▸ **Exercise brief**: Can you print the data exactly and leave out each image?

▸ **Dataset extract**:
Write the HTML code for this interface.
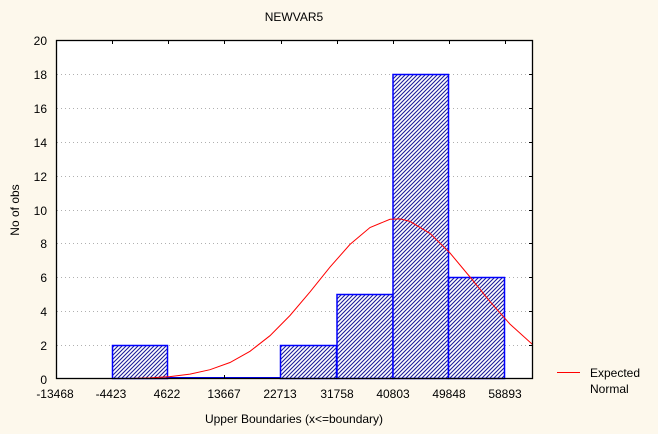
<!DOCTYPE html>
<html><head><meta charset="utf-8"><style>
html,body{margin:0;padding:0;background:#fdf8ec;}
svg{display:block;font-family:"Liberation Sans",sans-serif;font-size:12px;}
</style></head><body>
<svg width="658" height="434" viewBox="0 0 658 434">
<defs>
<pattern id="h" patternUnits="userSpaceOnUse" width="4" height="4">
<rect width="4" height="4" fill="#fff"/>
<path d="M-1,1 l2,-2 M0,4 l4,-4 M3,5 l2,-2" stroke="#1c1c9a" stroke-width="1.1"/>
</pattern>
<clipPath id="c"><rect x="56" y="40" width="477" height="339"/></clipPath>
</defs>
<rect width="658" height="434" fill="#fdf8ec"/>
<rect x="56.5" y="40.5" width="476" height="338" fill="#fff"/>
<g stroke="#b0b0b0" stroke-dasharray="1,3">
<line x1="57" y1="74.5" x2="532" y2="74.5"/>
<line x1="57" y1="108.5" x2="532" y2="108.5"/>
<line x1="57" y1="142.5" x2="532" y2="142.5"/>
<line x1="57" y1="176.5" x2="532" y2="176.5"/>
<line x1="57" y1="210.5" x2="532" y2="210.5"/>
<line x1="57" y1="243.5" x2="532" y2="243.5"/>
<line x1="57" y1="277.5" x2="532" y2="277.5"/>
<line x1="57" y1="311.5" x2="532" y2="311.5"/>
<line x1="57" y1="345.5" x2="532" y2="345.5"/>
</g>
<g fill="url(#h)" stroke="#0000ff" stroke-width="1.5">
<rect x="112.5" y="345.5" width="55" height="33"/>
<rect x="280.5" y="345.5" width="56" height="33"/>
<rect x="337" y="294.5" width="56" height="84"/>
<rect x="393" y="74.5" width="55.5" height="304"/>
<rect x="448.5" y="277.5" width="56" height="101"/>
</g>
<line x1="167" y1="378" x2="281" y2="378" stroke="#0000ff" stroke-width="2"/>
<polyline clip-path="url(#c)" fill="none" stroke="#ff0000" stroke-width="1" points="130,378.5 150,377.9 170,376.6 190,374.1 210,369.7 230,362.5 250,351.3 270,335.7 290,315.5 310,291.9 330,267.1 350,244.4 370,227.5 390,219.3 400,218.9 410,221.4 430,233.4 450,253 470,277 490,301.6 510,324.1 533,344.9"/>
<rect x="56.5" y="40.5" width="476" height="338" fill="none" stroke="#000" stroke-width="1.3"/>
<g stroke="#000">
<line x1="112.5" y1="41" x2="112.5" y2="44"/><line x1="168.5" y1="41" x2="168.5" y2="44"/><line x1="224.5" y1="41" x2="224.5" y2="44"/><line x1="281.5" y1="41" x2="281.5" y2="44"/><line x1="337.5" y1="41" x2="337.5" y2="44"/><line x1="393.5" y1="41" x2="393.5" y2="44"/><line x1="449.5" y1="41" x2="449.5" y2="44"/><line x1="505.5" y1="41" x2="505.5" y2="44"/>
<line x1="224.5" y1="375" x2="224.5" y2="378"/>
<line x1="529" y1="74.5" x2="532" y2="74.5"/><line x1="529" y1="108.5" x2="532" y2="108.5"/><line x1="529" y1="142.5" x2="532" y2="142.5"/><line x1="529" y1="176.5" x2="532" y2="176.5"/><line x1="529" y1="210.5" x2="532" y2="210.5"/><line x1="529" y1="243.5" x2="532" y2="243.5"/><line x1="529" y1="277.5" x2="532" y2="277.5"/><line x1="529" y1="311.5" x2="532" y2="311.5"/><line x1="529" y1="345.5" x2="532" y2="345.5"/>
</g>
<g text-anchor="end" fill="#000">
<text x="47" y="45">20</text><text x="47" y="79">18</text><text x="47" y="113">16</text><text x="47" y="147">14</text><text x="47" y="181">12</text><text x="47" y="215">10</text><text x="47" y="248">8</text><text x="47" y="282">6</text><text x="47" y="316">4</text><text x="47" y="350">2</text><text x="47" y="384">0</text>
</g>
<g text-anchor="middle" fill="#000">
<text x="55" y="398">-13468</text><text x="111" y="398">-4423</text><text x="167" y="398">4622</text><text x="224" y="398">13667</text><text x="280" y="398">22713</text><text x="337" y="398">31758</text><text x="393" y="398">40803</text><text x="449" y="398">49848</text><text x="505" y="398">58893</text>
<text x="294" y="21">NEWVAR5</text>
<text x="294" y="423">Upper Boundaries (x&lt;=boundary)</text>
<text transform="translate(19,210) rotate(-90)">No of obs</text>
</g>
<line x1="557" y1="372.5" x2="580" y2="372.5" stroke="#ff0000"/>
<text x="590" y="377">Expected</text>
<text x="590" y="393">Normal</text>
</svg>
</body></html>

▸ **The solution**:
Write the HTML code for this interface.
<!DOCTYPE html>
<html><head><meta charset="utf-8"><style>
html,body{margin:0;padding:0;background:#fdf8ec;}
svg{display:block;font-family:"Liberation Sans",sans-serif;font-size:12px;}
</style></head><body>
<svg width="658" height="434" viewBox="0 0 658 434">
<defs>
<pattern id="h" patternUnits="userSpaceOnUse" width="4" height="4">
<rect width="4" height="4" fill="#fff"/>
<path d="M-1,1 l2,-2 M0,4 l4,-4 M3,5 l2,-2" stroke="#1c1c9a" stroke-width="1.1"/>
</pattern>
<clipPath id="c"><rect x="56" y="40" width="477" height="339"/></clipPath>
</defs>
<rect width="658" height="434" fill="#fdf8ec"/>
<rect x="56.5" y="40.5" width="476" height="338" fill="#fff"/>
<g stroke="#b0b0b0" stroke-dasharray="1,3">
<line x1="57" y1="74.5" x2="532" y2="74.5"/>
<line x1="57" y1="108.5" x2="532" y2="108.5"/>
<line x1="57" y1="142.5" x2="532" y2="142.5"/>
<line x1="57" y1="176.5" x2="532" y2="176.5"/>
<line x1="57" y1="210.5" x2="532" y2="210.5"/>
<line x1="57" y1="243.5" x2="532" y2="243.5"/>
<line x1="57" y1="277.5" x2="532" y2="277.5"/>
<line x1="57" y1="311.5" x2="532" y2="311.5"/>
<line x1="57" y1="345.5" x2="532" y2="345.5"/>
</g>
<g fill="url(#h)" stroke="#0000ff" stroke-width="1.5">
<rect x="112.5" y="345.5" width="55" height="33"/>
<rect x="280.5" y="345.5" width="56" height="33"/>
<rect x="337" y="294.5" width="56" height="84"/>
<rect x="393" y="74.5" width="55.5" height="304"/>
<rect x="448.5" y="277.5" width="56" height="101"/>
</g>
<line x1="167" y1="378" x2="281" y2="378" stroke="#0000ff" stroke-width="2"/>
<polyline clip-path="url(#c)" fill="none" stroke="#ff0000" stroke-width="1" points="130,378.5 150,377.9 170,376.6 190,374.1 210,369.7 230,362.5 250,351.3 270,335.7 290,315.5 310,291.9 330,267.1 350,244.4 370,227.5 390,219.3 400,218.9 410,221.4 430,233.4 450,253 470,277 490,301.6 510,324.1 533,344.9"/>
<rect x="56.5" y="40.5" width="476" height="338" fill="none" stroke="#000" stroke-width="1.3"/>
<g stroke="#000">
<line x1="112.5" y1="41" x2="112.5" y2="44"/><line x1="168.5" y1="41" x2="168.5" y2="44"/><line x1="224.5" y1="41" x2="224.5" y2="44"/><line x1="281.5" y1="41" x2="281.5" y2="44"/><line x1="337.5" y1="41" x2="337.5" y2="44"/><line x1="393.5" y1="41" x2="393.5" y2="44"/><line x1="449.5" y1="41" x2="449.5" y2="44"/><line x1="505.5" y1="41" x2="505.5" y2="44"/>
<line x1="224.5" y1="375" x2="224.5" y2="378"/>
<line x1="529" y1="74.5" x2="532" y2="74.5"/><line x1="529" y1="108.5" x2="532" y2="108.5"/><line x1="529" y1="142.5" x2="532" y2="142.5"/><line x1="529" y1="176.5" x2="532" y2="176.5"/><line x1="529" y1="210.5" x2="532" y2="210.5"/><line x1="529" y1="243.5" x2="532" y2="243.5"/><line x1="529" y1="277.5" x2="532" y2="277.5"/><line x1="529" y1="311.5" x2="532" y2="311.5"/><line x1="529" y1="345.5" x2="532" y2="345.5"/>
</g>
<g text-anchor="end" fill="#000">
<text x="47" y="45">20</text><text x="47" y="79">18</text><text x="47" y="113">16</text><text x="47" y="147">14</text><text x="47" y="181">12</text><text x="47" y="215">10</text><text x="47" y="248">8</text><text x="47" y="282">6</text><text x="47" y="316">4</text><text x="47" y="350">2</text><text x="47" y="384">0</text>
</g>
<g text-anchor="middle" fill="#000">
<text x="55" y="398">-13468</text><text x="111" y="398">-4423</text><text x="167" y="398">4622</text><text x="224" y="398">13667</text><text x="280" y="398">22713</text><text x="337" y="398">31758</text><text x="393" y="398">40803</text><text x="449" y="398">49848</text><text x="505" y="398">58893</text>
<text x="294" y="21">NEWVAR5</text>
<text x="294" y="423">Upper Boundaries (x&lt;=boundary)</text>
<text transform="translate(19,210) rotate(-90)">No of obs</text>
</g>
<line x1="557" y1="372.5" x2="580" y2="372.5" stroke="#ff0000"/>
<text x="590" y="377">Expected</text>
<text x="590" y="393">Normal</text>
</svg>
</body></html>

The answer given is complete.